*TASK PROMPT*
Print the listing from its top line through the line containing "import plotly.graph_objects as go", nothing more, and leave out the pictures.

--- DATASET EXCERPT ---

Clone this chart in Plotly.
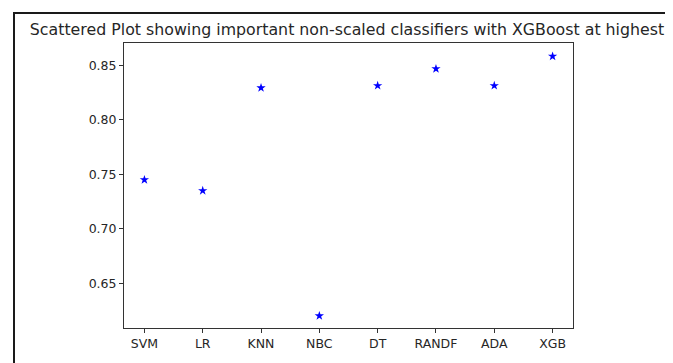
import plotly.graph_objects as go

classifiers = ["SVM", "LR", "KNN", "NBC", "DT", "RANDF", "ADA", "XGB"]
accuracy = [0.745, 0.735, 0.8295, 0.620, 0.8315, 0.847, 0.8315, 0.8585]
y_ticks = [0.65, 0.70, 0.75, 0.80, 0.85]
y_tick_labels = ["0.65", "0.70", "0.75", "0.80", "0.85"]
title_text = "Scattered Plot showing important non-scaled classifiers with XGBoost at highest"

# page body has an 8px default margin; figure is sized to fit the window
OFF = 8
W, H = 673 - OFF, 363 - OFF
L, R, T, B = 124 - OFF, 100, 43 - OFF, 35
pw, ph = W - L - R, H - T - B

def px_to_paper_x(px):
    return (px - OFF - L) / pw

def px_to_paper_y(py):
    return (H - B - (py - OFF)) / ph

fig = go.Figure()
fig.add_trace(go.Scatter(
    x=list(range(len(classifiers))), y=accuracy, mode="markers",
    marker=dict(symbol="star", size=7, color="#0000ff", line=dict(width=0)),
    showlegend=False,
))

fig.update_layout(
    width=W, height=H,
    margin=dict(l=L, r=R, t=T, b=B),
    paper_bgcolor="white", plot_bgcolor="white",
    font=dict(family="DejaVu Sans", size=12.5, color="#262626"),
    title=dict(text=title_text, x=px_to_paper_x(347), xref="paper", xanchor="center",
               y=1 - (29 - OFF) / H, yanchor="middle", yref="container",
               font=dict(size=15.8, color="#262626")),
    xaxis=dict(
        range=[-0.35, 7.35], tickmode="array",
        tickvals=list(range(len(classifiers))), ticktext=classifiers,
        showgrid=False, zeroline=False, showline=True, mirror=True,
        linecolor="#333333", linewidth=1, ticks="outside", ticklen=4,
        tickcolor="#333333",
    ),
    yaxis=dict(
        range=[0.6088, 0.8707], tickmode="array",
        tickvals=y_ticks, ticktext=y_tick_labels,
        showgrid=False, zeroline=False, showline=True, mirror=True,
        linecolor="#333333", linewidth=1, ticks="outside", ticklen=4,
        tickcolor="#333333",
    ),
    shapes=[dict(
        type="rect", xref="paper", yref="paper",
        x0=px_to_paper_x(14), x1=px_to_paper_x(720),
        y0=px_to_paper_y(420), y1=px_to_paper_y(13),
        line=dict(color="#1a1a1a", width=2), fillcolor="rgba(0,0,0,0)",
        layer="below",
    )],
)

fig.write_html("out.html")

---

*FINISHED EXERCISE*
Clone this chart in Plotly.
import plotly.graph_objects as go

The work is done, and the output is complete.